*Exercise aim*: Look through the material and copy each line holding "standalone".

Source code of charts
>>>

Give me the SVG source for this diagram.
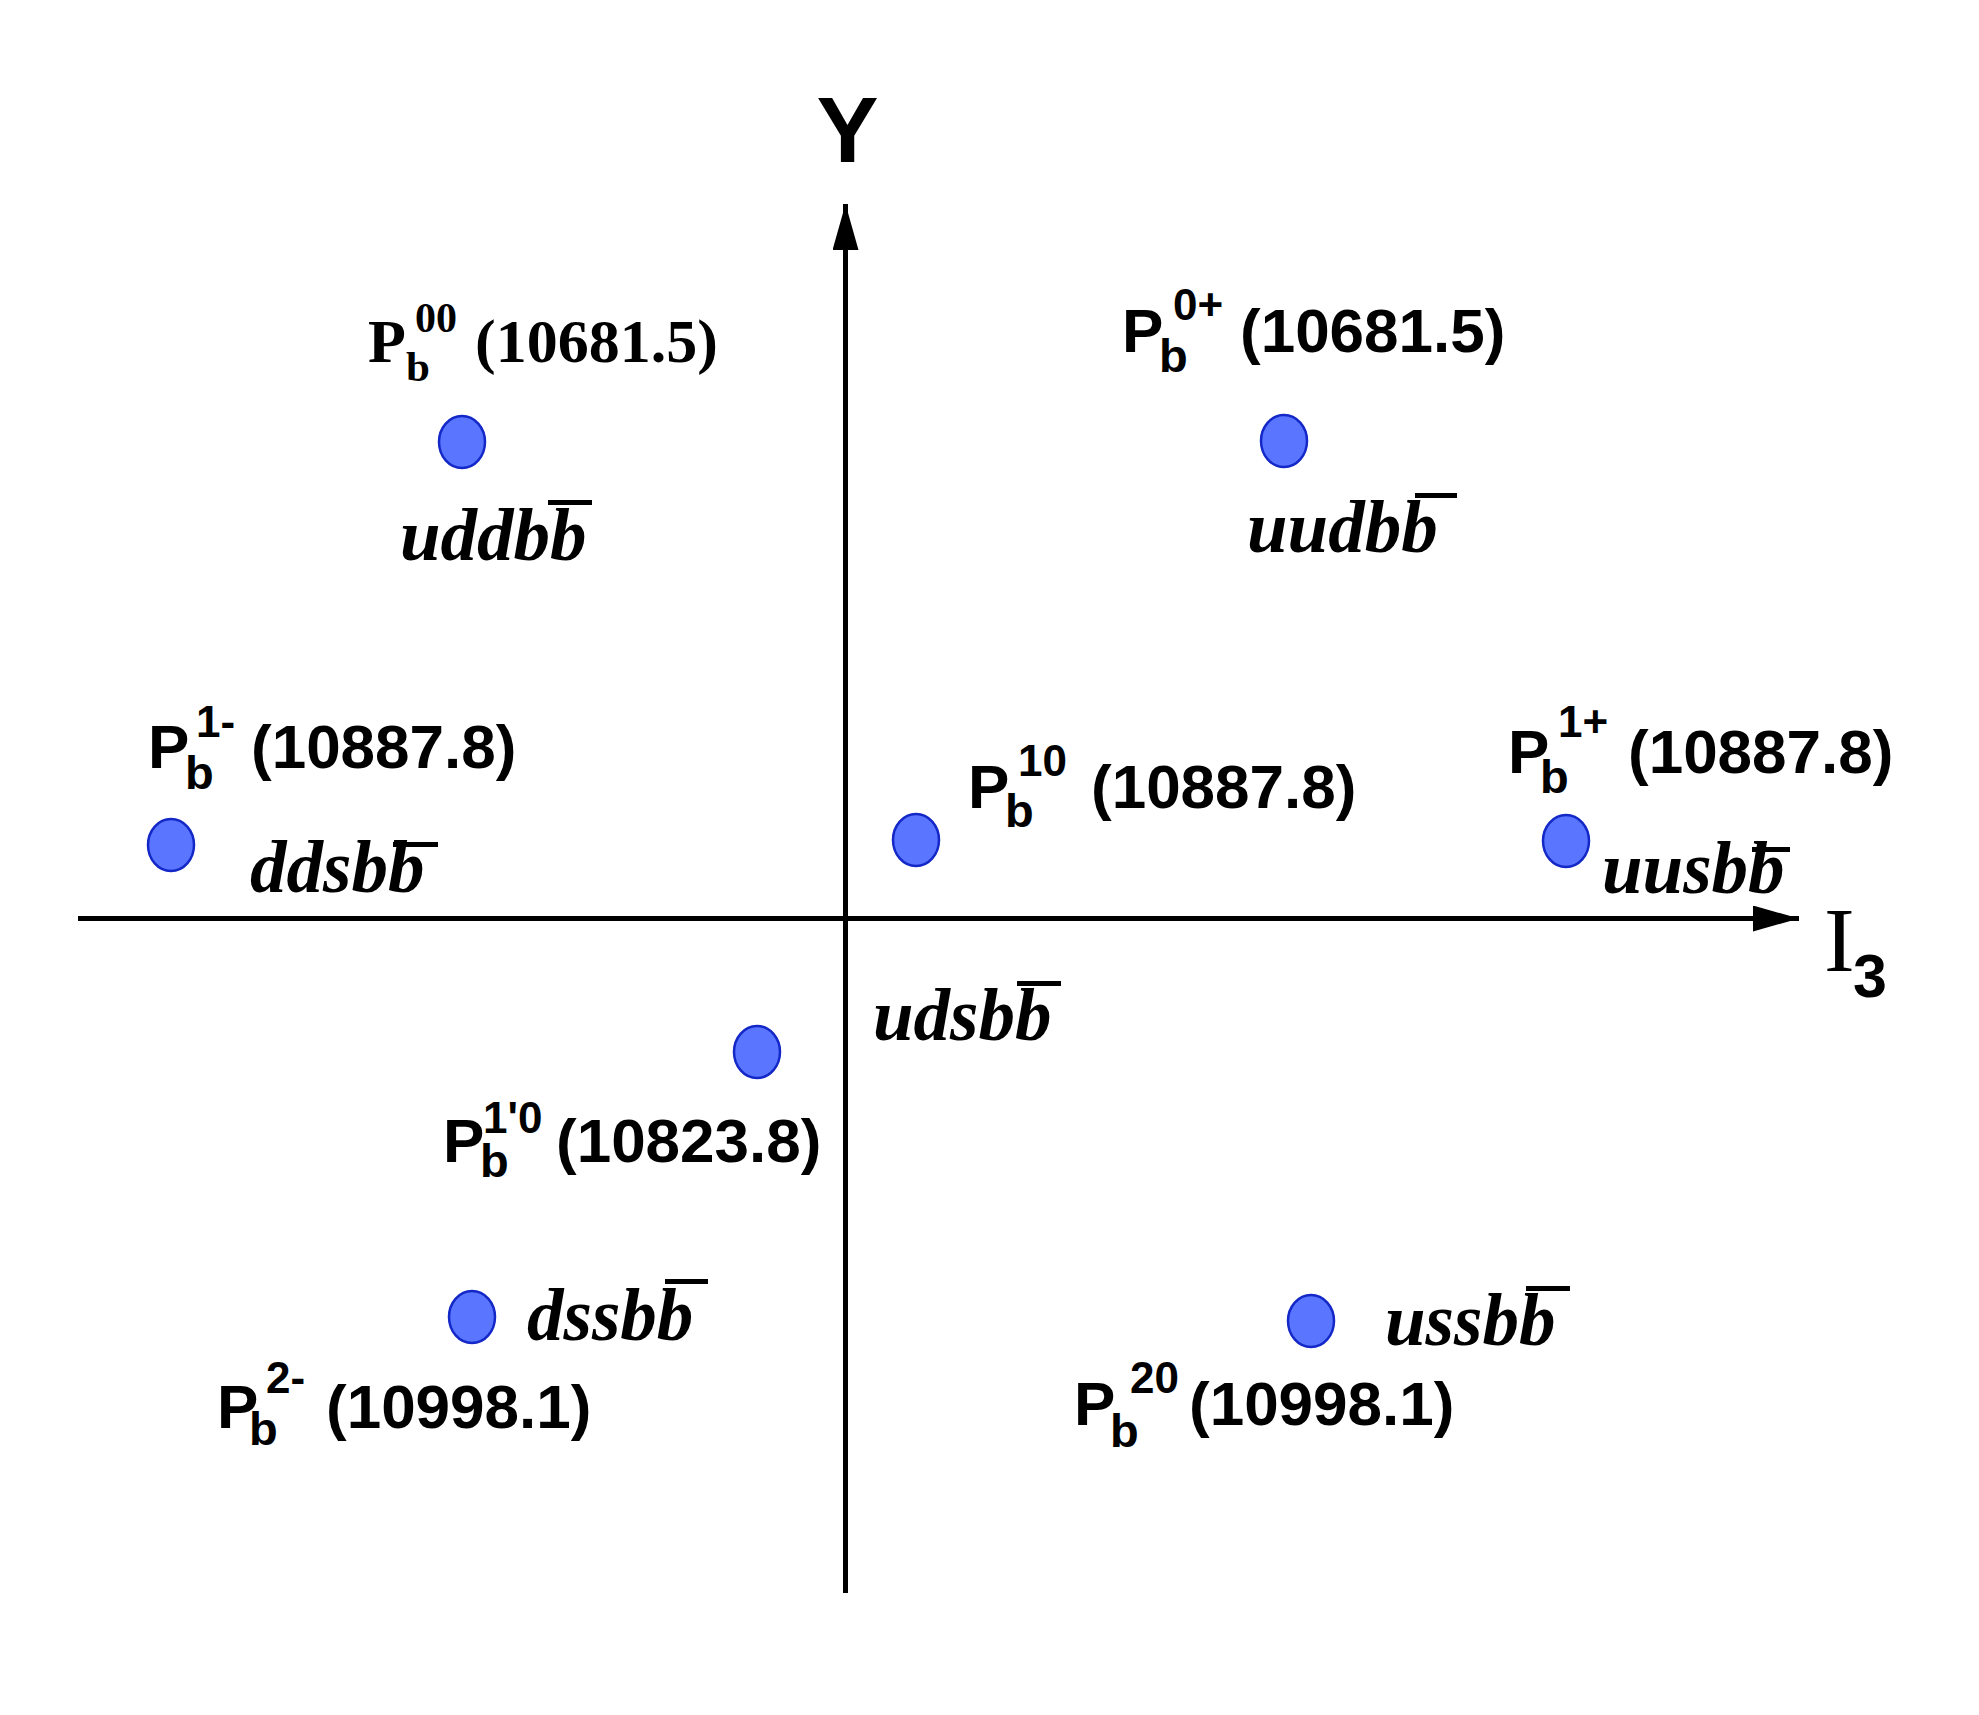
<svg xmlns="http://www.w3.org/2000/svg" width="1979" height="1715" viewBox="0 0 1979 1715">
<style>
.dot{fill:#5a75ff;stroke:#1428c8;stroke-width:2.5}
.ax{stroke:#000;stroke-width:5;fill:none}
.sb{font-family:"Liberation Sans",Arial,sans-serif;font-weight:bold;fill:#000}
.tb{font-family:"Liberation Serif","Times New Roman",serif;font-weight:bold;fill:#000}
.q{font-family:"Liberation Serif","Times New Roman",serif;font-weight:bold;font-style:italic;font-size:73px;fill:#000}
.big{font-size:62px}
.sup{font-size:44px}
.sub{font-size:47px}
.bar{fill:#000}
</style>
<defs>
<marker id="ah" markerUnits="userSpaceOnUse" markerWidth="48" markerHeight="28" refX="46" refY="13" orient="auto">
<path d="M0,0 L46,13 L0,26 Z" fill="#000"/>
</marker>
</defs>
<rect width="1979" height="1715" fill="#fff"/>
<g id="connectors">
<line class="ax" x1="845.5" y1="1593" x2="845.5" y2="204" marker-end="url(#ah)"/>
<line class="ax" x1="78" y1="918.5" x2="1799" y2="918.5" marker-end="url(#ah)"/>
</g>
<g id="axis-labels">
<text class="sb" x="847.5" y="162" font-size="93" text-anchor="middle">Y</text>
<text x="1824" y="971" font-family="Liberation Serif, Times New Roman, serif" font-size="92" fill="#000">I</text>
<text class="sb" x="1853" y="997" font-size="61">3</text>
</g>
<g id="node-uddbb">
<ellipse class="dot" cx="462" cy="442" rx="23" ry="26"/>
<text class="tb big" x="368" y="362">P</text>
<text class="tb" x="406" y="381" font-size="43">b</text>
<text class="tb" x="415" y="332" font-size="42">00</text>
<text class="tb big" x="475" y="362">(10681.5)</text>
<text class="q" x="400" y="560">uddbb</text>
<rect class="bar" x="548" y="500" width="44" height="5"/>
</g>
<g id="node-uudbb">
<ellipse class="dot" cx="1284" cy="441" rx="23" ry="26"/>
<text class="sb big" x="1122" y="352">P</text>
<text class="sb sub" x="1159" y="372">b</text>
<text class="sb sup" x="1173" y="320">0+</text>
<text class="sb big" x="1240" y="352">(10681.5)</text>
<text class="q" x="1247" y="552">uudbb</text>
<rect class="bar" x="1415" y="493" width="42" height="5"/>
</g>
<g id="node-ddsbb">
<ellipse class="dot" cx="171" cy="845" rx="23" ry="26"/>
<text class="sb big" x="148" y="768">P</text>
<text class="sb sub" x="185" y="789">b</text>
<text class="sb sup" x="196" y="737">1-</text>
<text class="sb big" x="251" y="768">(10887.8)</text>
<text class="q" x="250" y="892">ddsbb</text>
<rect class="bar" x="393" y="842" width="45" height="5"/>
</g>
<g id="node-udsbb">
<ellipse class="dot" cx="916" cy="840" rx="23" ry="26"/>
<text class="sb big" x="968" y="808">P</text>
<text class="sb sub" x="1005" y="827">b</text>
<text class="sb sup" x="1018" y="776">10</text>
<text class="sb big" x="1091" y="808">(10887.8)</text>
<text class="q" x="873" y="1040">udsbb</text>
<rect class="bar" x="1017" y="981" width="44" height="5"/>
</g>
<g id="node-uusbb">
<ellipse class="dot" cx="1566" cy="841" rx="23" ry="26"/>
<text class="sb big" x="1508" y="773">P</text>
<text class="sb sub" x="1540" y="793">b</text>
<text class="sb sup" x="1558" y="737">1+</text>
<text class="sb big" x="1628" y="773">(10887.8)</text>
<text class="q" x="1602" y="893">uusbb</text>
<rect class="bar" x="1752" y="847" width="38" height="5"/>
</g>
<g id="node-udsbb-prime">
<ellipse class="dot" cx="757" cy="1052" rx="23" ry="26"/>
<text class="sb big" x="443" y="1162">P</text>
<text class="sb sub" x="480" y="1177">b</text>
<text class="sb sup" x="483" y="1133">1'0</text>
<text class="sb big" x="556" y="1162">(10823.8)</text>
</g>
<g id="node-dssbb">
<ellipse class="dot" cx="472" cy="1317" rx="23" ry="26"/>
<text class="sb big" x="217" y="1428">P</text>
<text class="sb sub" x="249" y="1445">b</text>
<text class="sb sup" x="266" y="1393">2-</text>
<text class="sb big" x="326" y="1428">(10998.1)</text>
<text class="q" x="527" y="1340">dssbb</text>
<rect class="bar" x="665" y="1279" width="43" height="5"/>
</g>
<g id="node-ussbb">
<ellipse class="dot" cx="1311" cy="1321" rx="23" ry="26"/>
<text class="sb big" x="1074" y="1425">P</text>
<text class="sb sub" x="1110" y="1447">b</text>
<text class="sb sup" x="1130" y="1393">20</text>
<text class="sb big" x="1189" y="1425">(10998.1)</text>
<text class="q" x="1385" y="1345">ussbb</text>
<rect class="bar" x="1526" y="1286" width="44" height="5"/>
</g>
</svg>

<<<
>>>

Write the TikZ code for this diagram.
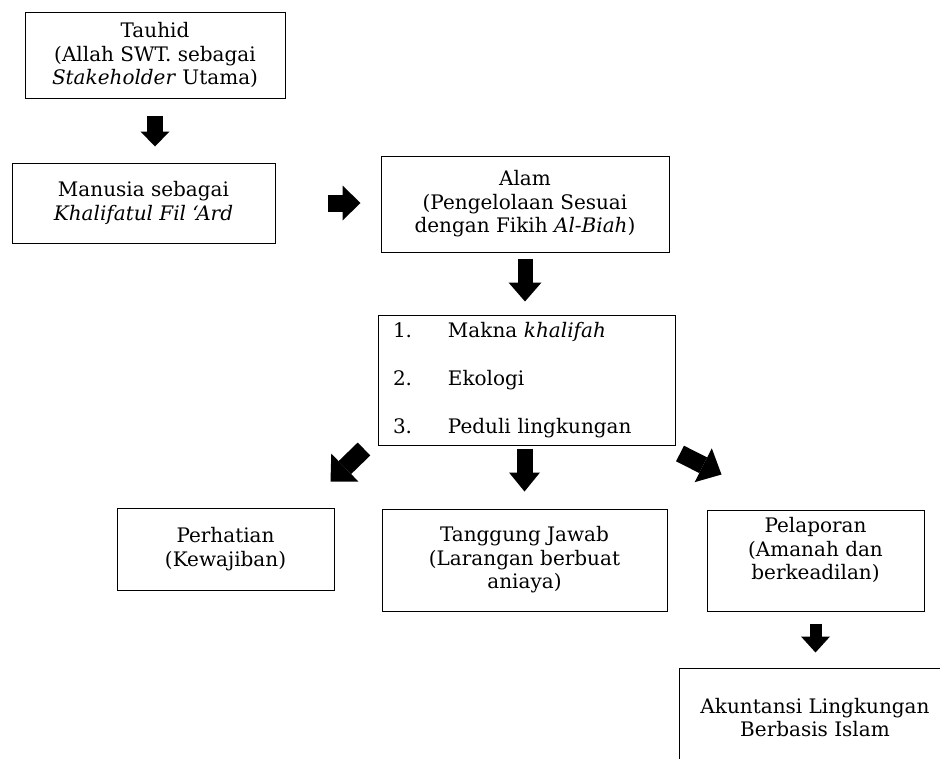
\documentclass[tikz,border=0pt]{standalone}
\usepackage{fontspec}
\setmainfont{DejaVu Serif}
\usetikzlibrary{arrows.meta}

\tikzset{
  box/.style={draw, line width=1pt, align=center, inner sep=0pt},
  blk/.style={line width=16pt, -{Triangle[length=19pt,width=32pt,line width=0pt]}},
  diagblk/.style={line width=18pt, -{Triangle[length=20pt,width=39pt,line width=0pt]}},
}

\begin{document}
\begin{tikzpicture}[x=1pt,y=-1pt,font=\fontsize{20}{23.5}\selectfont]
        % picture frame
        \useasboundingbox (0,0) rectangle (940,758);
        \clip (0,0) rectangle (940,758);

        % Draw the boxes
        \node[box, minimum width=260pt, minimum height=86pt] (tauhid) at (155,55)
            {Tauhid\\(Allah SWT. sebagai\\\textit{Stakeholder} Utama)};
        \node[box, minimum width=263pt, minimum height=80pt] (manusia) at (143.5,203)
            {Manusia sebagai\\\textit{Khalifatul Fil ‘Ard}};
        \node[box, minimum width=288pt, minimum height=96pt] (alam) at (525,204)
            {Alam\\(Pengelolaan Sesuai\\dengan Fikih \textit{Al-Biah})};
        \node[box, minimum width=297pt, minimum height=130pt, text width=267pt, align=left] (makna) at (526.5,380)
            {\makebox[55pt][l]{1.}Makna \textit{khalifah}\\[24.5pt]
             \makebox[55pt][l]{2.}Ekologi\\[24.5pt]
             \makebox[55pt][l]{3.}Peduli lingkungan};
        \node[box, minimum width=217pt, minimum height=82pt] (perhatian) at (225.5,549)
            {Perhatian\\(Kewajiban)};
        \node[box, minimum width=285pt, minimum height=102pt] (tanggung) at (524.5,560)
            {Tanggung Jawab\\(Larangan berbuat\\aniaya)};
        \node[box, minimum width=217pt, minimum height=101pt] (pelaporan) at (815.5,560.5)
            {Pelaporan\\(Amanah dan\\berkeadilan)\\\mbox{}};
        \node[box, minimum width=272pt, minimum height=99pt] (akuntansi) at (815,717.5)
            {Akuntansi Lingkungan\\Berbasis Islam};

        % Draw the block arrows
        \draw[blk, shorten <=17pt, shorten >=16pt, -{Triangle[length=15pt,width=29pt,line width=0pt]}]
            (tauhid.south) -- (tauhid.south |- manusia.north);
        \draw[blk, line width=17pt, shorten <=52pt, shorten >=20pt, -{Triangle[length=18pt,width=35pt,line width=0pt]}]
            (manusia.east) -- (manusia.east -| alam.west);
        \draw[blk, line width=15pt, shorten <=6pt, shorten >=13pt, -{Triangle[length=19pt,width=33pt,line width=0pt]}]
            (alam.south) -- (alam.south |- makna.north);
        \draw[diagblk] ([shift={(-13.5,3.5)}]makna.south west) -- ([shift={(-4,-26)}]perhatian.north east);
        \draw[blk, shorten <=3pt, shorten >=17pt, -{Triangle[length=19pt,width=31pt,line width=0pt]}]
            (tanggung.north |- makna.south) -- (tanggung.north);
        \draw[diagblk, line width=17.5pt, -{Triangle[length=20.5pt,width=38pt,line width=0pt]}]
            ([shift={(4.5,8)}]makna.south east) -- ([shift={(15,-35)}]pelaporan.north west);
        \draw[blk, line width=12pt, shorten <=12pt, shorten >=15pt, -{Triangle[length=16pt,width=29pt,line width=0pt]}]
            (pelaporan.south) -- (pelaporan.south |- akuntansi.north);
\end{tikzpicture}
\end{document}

<<<
>>>

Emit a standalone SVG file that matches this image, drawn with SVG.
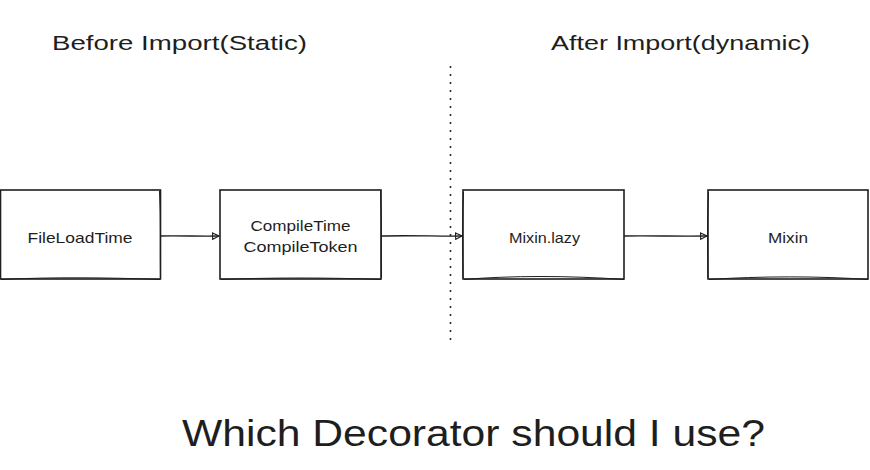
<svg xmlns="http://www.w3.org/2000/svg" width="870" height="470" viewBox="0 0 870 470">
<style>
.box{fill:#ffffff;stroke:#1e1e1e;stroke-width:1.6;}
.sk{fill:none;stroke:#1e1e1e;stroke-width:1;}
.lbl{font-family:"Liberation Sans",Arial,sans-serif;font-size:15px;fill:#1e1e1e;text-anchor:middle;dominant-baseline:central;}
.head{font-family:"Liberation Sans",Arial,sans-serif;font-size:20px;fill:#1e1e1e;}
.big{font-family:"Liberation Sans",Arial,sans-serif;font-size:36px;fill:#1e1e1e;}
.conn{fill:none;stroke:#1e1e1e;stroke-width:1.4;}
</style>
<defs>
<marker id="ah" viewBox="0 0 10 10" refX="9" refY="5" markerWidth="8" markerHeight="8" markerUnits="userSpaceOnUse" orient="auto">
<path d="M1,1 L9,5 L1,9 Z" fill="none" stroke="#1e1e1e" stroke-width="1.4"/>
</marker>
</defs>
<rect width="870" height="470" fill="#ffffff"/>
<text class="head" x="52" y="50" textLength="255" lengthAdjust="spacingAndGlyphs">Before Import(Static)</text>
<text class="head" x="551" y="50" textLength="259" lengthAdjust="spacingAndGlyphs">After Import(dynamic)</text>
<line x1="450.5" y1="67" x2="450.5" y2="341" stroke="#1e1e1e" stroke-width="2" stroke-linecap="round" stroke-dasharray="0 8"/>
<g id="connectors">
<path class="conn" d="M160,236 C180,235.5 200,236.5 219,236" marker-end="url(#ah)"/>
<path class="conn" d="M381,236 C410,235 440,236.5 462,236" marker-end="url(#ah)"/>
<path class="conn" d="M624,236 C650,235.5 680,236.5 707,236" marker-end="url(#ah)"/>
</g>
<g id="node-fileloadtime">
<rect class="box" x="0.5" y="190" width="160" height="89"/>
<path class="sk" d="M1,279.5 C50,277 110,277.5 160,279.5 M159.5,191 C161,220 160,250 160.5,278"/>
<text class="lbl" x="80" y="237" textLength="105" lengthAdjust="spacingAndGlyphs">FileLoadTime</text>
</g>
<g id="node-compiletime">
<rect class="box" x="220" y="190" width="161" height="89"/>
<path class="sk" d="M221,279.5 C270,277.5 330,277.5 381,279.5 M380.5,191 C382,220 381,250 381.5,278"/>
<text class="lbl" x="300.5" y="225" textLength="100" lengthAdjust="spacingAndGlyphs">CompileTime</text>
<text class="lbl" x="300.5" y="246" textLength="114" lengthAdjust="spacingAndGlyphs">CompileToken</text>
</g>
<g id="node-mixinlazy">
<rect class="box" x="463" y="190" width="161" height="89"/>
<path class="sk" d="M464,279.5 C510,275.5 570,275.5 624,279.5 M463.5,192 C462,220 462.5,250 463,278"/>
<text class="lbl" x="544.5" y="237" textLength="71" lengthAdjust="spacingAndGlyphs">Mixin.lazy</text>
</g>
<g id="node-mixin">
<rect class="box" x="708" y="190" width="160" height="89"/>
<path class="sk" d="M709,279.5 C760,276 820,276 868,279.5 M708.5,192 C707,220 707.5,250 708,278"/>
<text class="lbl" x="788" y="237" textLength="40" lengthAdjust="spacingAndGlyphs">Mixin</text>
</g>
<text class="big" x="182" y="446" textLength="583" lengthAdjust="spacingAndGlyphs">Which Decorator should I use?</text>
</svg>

<<<

*Exercise answer*:
\documentclass[tikz,border=0pt]{standalone}
Emit a standalone SVG file that matches this image, drawn with SVG.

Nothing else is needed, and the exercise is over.